At an event in New York, Amazon VP Peter Larsen unveiled the new set-top box that can stream movies, television shows and other video from the Web, and will include voice-enabled searches when you speak into the remote. The device could also serve as a gaming console as well.
“We wanted to build a streaming media device that allowed customers to play a variety of games at affordable prices," a company spokesperson said during the event. "By next month, thousands of games will be available for customers to play. Customers can use the fireTV remote, and they can also use an app for phones or tablets as a controller. There is also a dedicated game controller available as an accessory."
Larsen said their competitors' devices had three major problems: difficulty searching for content, slow performance and unreliable, closed ecosystems -- Amazon Prime is not available on Apple TV.
The device will give users access to Amazon's online video library and also include a range of content from Hulu, Netflix and ESPN. The Fire TV will cost $99 and start shipping Wednesday.

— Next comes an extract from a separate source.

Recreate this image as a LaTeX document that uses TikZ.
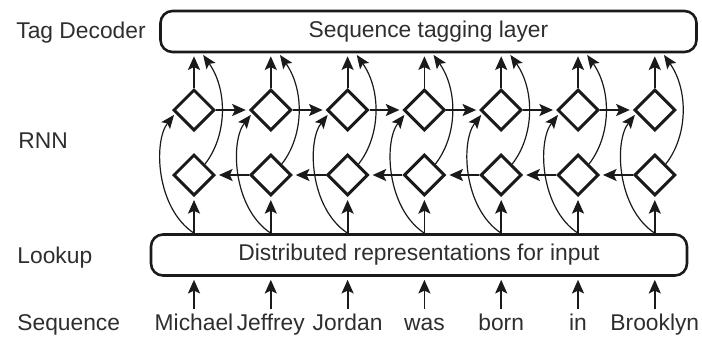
\documentclass[tikz,border=0pt]{standalone}
\usepackage{fontspec}
\setmainfont{Liberation Sans}
\usetikzlibrary{positioning,arrows.meta,shapes.geometric,calc}
\definecolor{inkline}{HTML}{1A1A1A}
\definecolor{inktext}{HTML}{2E2E2E}

\begin{document}
\begin{tikzpicture}[
    x=0.5pt, y=-0.5pt,
    font=\fontsize{11.4}{13}\selectfont,
    text=inktext,
    layer/.style={draw=inkline,line width=1.3pt,rounded corners=6pt,
                  minimum width=268pt,minimum height=20.5pt,inner sep=0pt},
    cell/.style ={draw=inkline,diamond,line width=1.5pt,minimum size=20.5pt,inner sep=0pt},
    lbl/.style  ={anchor=base west,inner sep=0pt},
    word/.style ={anchor=base,text height=8pt,text depth=2pt,inner sep=2.5pt},
    arr/.style  ={draw=inkline,line width=0.9pt,
                  -{Stealth[length=6.8pt,width=6pt,inset=1.4pt]},shorten >=1.5pt},
    skip/.style ={draw=inkline,line width=0.6pt,
                  -{Stealth[length=6.8pt,width=5.5pt,inset=1.4pt]},shorten >=1pt},
    ]
    \useasboundingbox (0,0) rectangle (702,338);

    % the two wide layers
    \node[layer] (tag)  at (428.5,31.5) {Sequence tagging layer};
    \node[layer] (look) at (419,255)    {Distributed representations for input};

    % row labels on the left
    \node[lbl] (ltag) at (16,38)  {Tag Decoder};
    \node[lbl] (lrnn) at (18,148) {RNN};
    \node[lbl] (llook) at (17,263) {Lookup};
    \node[lbl] (lseq) at (17,330) {Sequence};

    % one column per input word: forward cell, backward cell, word
    \foreach \w [count=\i] in {Michael,Jeffrey,Jordan,was,born,in,Brooklyn} {
      \pgfmathsetmacro{\colx}{194+76.8*(\i-1)}
      \node[cell] (t\i) at (\colx,110) {};
      \node[cell] (b\i) at (\colx,175) {};
      \node[word] (w\i) at (\colx,330) {\w};
    }

    \foreach \i in {1,...,7} {
      \draw[arr] (w\i.north) -- (w\i |- look.south);
      \draw[arr] (b\i |- look.north) -- (b\i.south);
      \draw[arr] (t\i.north) -- (t\i |- tag.south);
      % lookup straight into the forward cell, backward cell up to the decoder
      \draw[skip] (b\i |- look.north) .. controls +(-38,-25) and +(-22,28) .. (t\i.190);
      \draw[skip] (b\i.north east) .. controls +(22,-28) and +(26,37) .. ($(t\i |- tag.south)+(8,0)$);
    }

    % forward chain left to right, backward chain right to left
    \foreach \i [evaluate=\i as \j using int(\i+1)] in {1,...,6} {
      \draw[arr] (t\i.east) -- (t\j.west);
      \draw[arr] (b\j.west) -- (b\i.east);
    }
  \end{tikzpicture}
\end{document}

The set-top box will come with a remote and has a quad-core processor, 2 GB of RAM and a graphics processing unit for gaming. According to Amazon, Fire TV is three times faster than the $99 Apple TV.
The Roku 3 set-top box sells for about the same price as Amazon Fire TV and Apple TV at $99.99. Roku last month began shipping the $49.99 Streaming Stick to compete with the more affordable Google Chromecast, which uses a dongle to stream content to users' televisions.
The online retailer has been making a strong push into the living rooms of customers, with its Prime Instant Video service. The service that comes with Amazon's two-day shipping Prime service, streams videos and past seasons of popular shows, apart from some Amazon-created content.
The announcement also signals Amazon Founder Jeff Bezos' intentions of moving the Internet retailer into the entertainment and hardware industry. Amazon is involved in the manufacturing of tablet computers, e-readers and delivery drones.